Extract, in full, the lines below, beginning at the first and ending with the line that contains "import * as". Pictures do not belong in the copy.
Start Supplied data
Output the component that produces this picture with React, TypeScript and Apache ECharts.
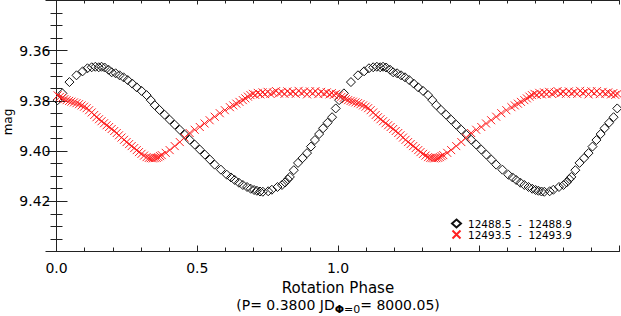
import React, { useEffect, useRef } from "react";
import * as echarts from "echarts";

// Night 1 (black diamonds), one rotation cycle
const blackPhase = [
  0.004, 0.021, 0.046, 0.071, 0.093, 0.110, 0.125, 0.138, 0.150, 0.160,
  0.171, 0.185, 0.196, 0.210, 0.224, 0.238, 0.253, 0.269, 0.285, 0.302,
  0.320, 0.335, 0.349, 0.366, 0.384, 0.402, 0.420, 0.438, 0.456, 0.473,
  0.491, 0.509, 0.527, 0.545, 0.562, 0.584, 0.605, 0.620, 0.633, 0.648,
  0.662, 0.677, 0.690, 0.702, 0.712, 0.723, 0.733, 0.752, 0.765, 0.785,
  0.801, 0.812, 0.822, 0.829, 0.843, 0.858, 0.874, 0.890, 0.904, 0.918,
  0.933, 0.947, 0.963, 0.979, 0.992,
];
const blackMag = [
  9.3797, 9.3770, 9.3725, 9.3698, 9.3682, 9.3670, 9.3666, 9.3664, 9.3666, 9.3664,
  9.3667, 9.3676, 9.3686, 9.3690, 9.3698, 9.3706, 9.3717, 9.3731, 9.3746, 9.3760,
  9.3777, 9.3797, 9.3817, 9.3836, 9.3855, 9.3875, 9.3895, 9.3915, 9.3935, 9.3955,
  9.3974, 9.3994, 9.4014, 9.4034, 9.4054, 9.4074, 9.4094, 9.4105, 9.4115, 9.4126,
  9.4135, 9.4143, 9.4150, 9.4155, 9.4158, 9.4161, 9.4162, 9.4160, 9.4154, 9.4143,
  9.4135, 9.4125, 9.4112, 9.4103, 9.4076, 9.4047, 9.4028, 9.4008, 9.3982, 9.3956,
  9.3932, 9.3909, 9.3887, 9.3865, 9.3830,
];

// Night 2 (red crosses), one rotation cycle
const redPhase = [
  0.004, 0.012, 0.020, 0.028, 0.036, 0.045, 0.053, 0.062, 0.071, 0.080,
  0.089, 0.098, 0.107, 0.116, 0.125, 0.134, 0.142, 0.151, 0.160, 0.169,
  0.178, 0.187, 0.196, 0.205, 0.214, 0.222, 0.231, 0.240, 0.249, 0.258,
  0.267, 0.276, 0.285, 0.293, 0.302, 0.311, 0.320, 0.328, 0.335, 0.342,
  0.349, 0.356, 0.362, 0.368, 0.374, 0.388, 0.402, 0.420, 0.438, 0.455,
  0.473, 0.491, 0.509, 0.526, 0.544, 0.562, 0.580, 0.598, 0.616, 0.628,
  0.639, 0.650, 0.662, 0.671, 0.680, 0.689, 0.698, 0.706, 0.715, 0.724,
  0.732, 0.741, 0.750, 0.760, 0.770, 0.780, 0.790, 0.800, 0.810, 0.820,
  0.830, 0.840, 0.850, 0.860, 0.870, 0.880, 0.890, 0.900, 0.910, 0.920,
  0.930, 0.940, 0.950, 0.960, 0.970, 0.978, 0.985, 0.993,
];
const redMag = [
  9.3778, 9.3784, 9.3788, 9.3793, 9.3797, 9.3800, 9.3803, 9.3806, 9.3809, 9.3813,
  9.3818, 9.3823, 9.3829, 9.3837, 9.3846, 9.3856, 9.3865, 9.3873, 9.3881, 9.3889,
  9.3897, 9.3904, 9.3912, 9.3920, 9.3928, 9.3937, 9.3946, 9.3955, 9.3964, 9.3972,
  9.3980, 9.3988, 9.3996, 9.4004, 9.4011, 9.4018, 9.4024, 9.4027, 9.4028, 9.4029,
  9.4028, 9.4027, 9.4024, 9.4020, 9.4016, 9.4007, 9.3996, 9.3980, 9.3964, 9.3946,
  9.3928, 9.3915, 9.3904, 9.3890, 9.3877, 9.3863, 9.3849, 9.3837, 9.3825, 9.3818,
  9.3811, 9.3804, 9.3797, 9.3790, 9.3783, 9.3777, 9.3772, 9.3776, 9.3768, 9.3774,
  9.3766, 9.3773, 9.3764, 9.3772, 9.3767, 9.3761, 9.3770, 9.3764, 9.3772, 9.3762,
  9.3770, 9.3764, 9.3772, 9.3760, 9.3769, 9.3763, 9.3774, 9.3762, 9.3770, 9.3761,
  9.3773, 9.3764, 9.3771, 9.3766, 9.3774, 9.3769, 9.3776, 9.3772,
];

const cycles = [0, 1];
const xTickLabels = ["0.0", "0.5", "1.0"];
const seriesNames = ["12488.5  -  12488.9", "12493.5  -  12493.9"];
const yTitle = "mag";

const FONT = "DejaVu Sans";
const AXIS = "#222";

function fold(phase: number[], mag: number[]) {
  const out: number[][] = [];
  cycles.forEach((c) => phase.forEach((p, i) => out.push([p + c, mag[i]])));
  return out;
}

export default function App() {
  const ref = useRef<HTMLDivElement>(null);
  useEffect(() => {
    const chart = echarts.init(ref.current!, null, { renderer: "svg" });
    const xCommon = {
      type: "value" as const,
      min: 0,
      max: 2,
      interval: 0.5,
      axisLine: { show: true, lineStyle: { color: AXIS, width: 1 } },
      axisTick: { show: true, inside: true, length: 6, lineStyle: { color: AXIS } },
      minorTick: { show: true, splitNumber: 5, length: 4, lineStyle: { color: AXIS } },
      splitLine: { show: false },
    };
    const yCommon = {
      type: "value" as const,
      min: 9.34,
      max: 9.44,
      interval: 0.02,
      inverse: true,
      axisLine: { show: true, lineStyle: { color: AXIS, width: 1 } },
      axisTick: { show: true, inside: true, length: 11, lineStyle: { color: AXIS } },
      minorTick: { show: true, splitNumber: 4, length: 6, lineStyle: { color: AXIS } },
      splitLine: { show: false },
    };
    chart.setOption({
      animation: false,
      backgroundColor: "#fff",
      textStyle: { fontFamily: FONT },
      grid: { left: 56.5, right: 1.5, top: 0.5, height: 251, outerBoundsMode: "none", containLabel: false },
      legend: {
        orient: "vertical",
        left: 451,
        top: 218,
        itemGap: 0,
        itemWidth: 9,
        itemHeight: 8,
        padding: 0,
        textStyle: { fontFamily: FONT, fontSize: 10.5, color: "#000", lineHeight: 10, padding: [0, 0, 0, 2] },
        data: seriesNames,
      },
      graphic: [
        {
          type: "text",
          x: 8,
          y: 122,
          rotation: Math.PI / 2,
          style: {
            text: yTitle,
            fontFamily: FONT,
            fontSize: 12,
            fill: "#000",
            align: "center",
            verticalAlign: "middle",
          },
        },
      ],
      xAxis: [
        {
          ...xCommon,
          position: "bottom",
          axisLabel: {
            show: true,
            margin: 9,
            fontFamily: FONT,
            fontSize: 14,
            color: "#000",
            formatter: (v: number) => {
              const s = v.toFixed(1);
              return xTickLabels.includes(s) ? s : "";
            },
          },
          name: "{t|Rotation Phase}\n{a|(P= 0.3800 JD}{phi|Φ}{s|=0}{a|= 8000.05)}",
          nameLocation: "middle",
          nameGap: 25,
          nameTextStyle: {
            fontFamily: FONT,
            fontSize: 14,
            color: "#000",
            lineHeight: 17,
            rich: {
              t: { fontFamily: FONT, fontSize: 15, color: "#000", lineHeight: 17 },
              a: { fontFamily: FONT, fontSize: 14, color: "#000", lineHeight: 17 },
              phi: { fontFamily: FONT, fontSize: 11, fontWeight: "bold", color: "#000", lineHeight: 11, padding: [10, 0, 0, 0] },
              s: { fontFamily: FONT, fontSize: 11, color: "#000", lineHeight: 11, padding: [10, 0, 0, 0] },
            },
          },
        },
        {
          ...xCommon,
          position: "top",
          axisTick: { show: true, inside: true, length: 4, lineStyle: { color: AXIS } },
          minorTick: { show: true, splitNumber: 5, length: 3, lineStyle: { color: AXIS } },
          axisLabel: { show: false },
        },
      ],
      yAxis: [
        {
          ...yCommon,
          position: "left",
          axisLabel: {
            show: true,
            margin: 6,
            fontFamily: FONT,
            fontSize: 14,
            color: "#000",
            showMinLabel: false,
            showMaxLabel: false,
            formatter: (v: number) => v.toFixed(2),
          },
        },
        {
          ...yCommon,
          position: "right",
          axisLabel: { show: false },
        },
      ],
      series: [
        {
          name: seriesNames[0],
          type: "scatter",
          xAxisIndex: 0,
          yAxisIndex: 0,
          symbol: "diamond",
          symbolSize: [9, 9],
          itemStyle: { color: "rgba(0,0,0,0)", borderColor: "#111", borderWidth: 1, opacity: 1 },
          data: fold(blackPhase, blackMag),
        },
        {
          name: seriesNames[1],
          type: "scatter",
          xAxisIndex: 0,
          yAxisIndex: 0,
          symbol: "path://M0 0L10 10M10 0L0 10",
          symbolSize: [8, 8],
          itemStyle: { color: "rgba(0,0,0,0)", borderColor: "#ff2020", borderWidth: 1, opacity: 1 },
          data: fold(redPhase, redMag),
        },
      ],
    });
    return () => chart.dispose();
  }, []);
  return <div ref={ref} style={{ position: "absolute", left: 0, top: 0, width: 621, height: 316 }} />;
}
End Supplied data
> **Solution for this problem**:
Output the component that produces this picture with React, TypeScript and Apache ECharts.
import React, { useEffect, useRef } from "react";
import * as echarts from "echarts";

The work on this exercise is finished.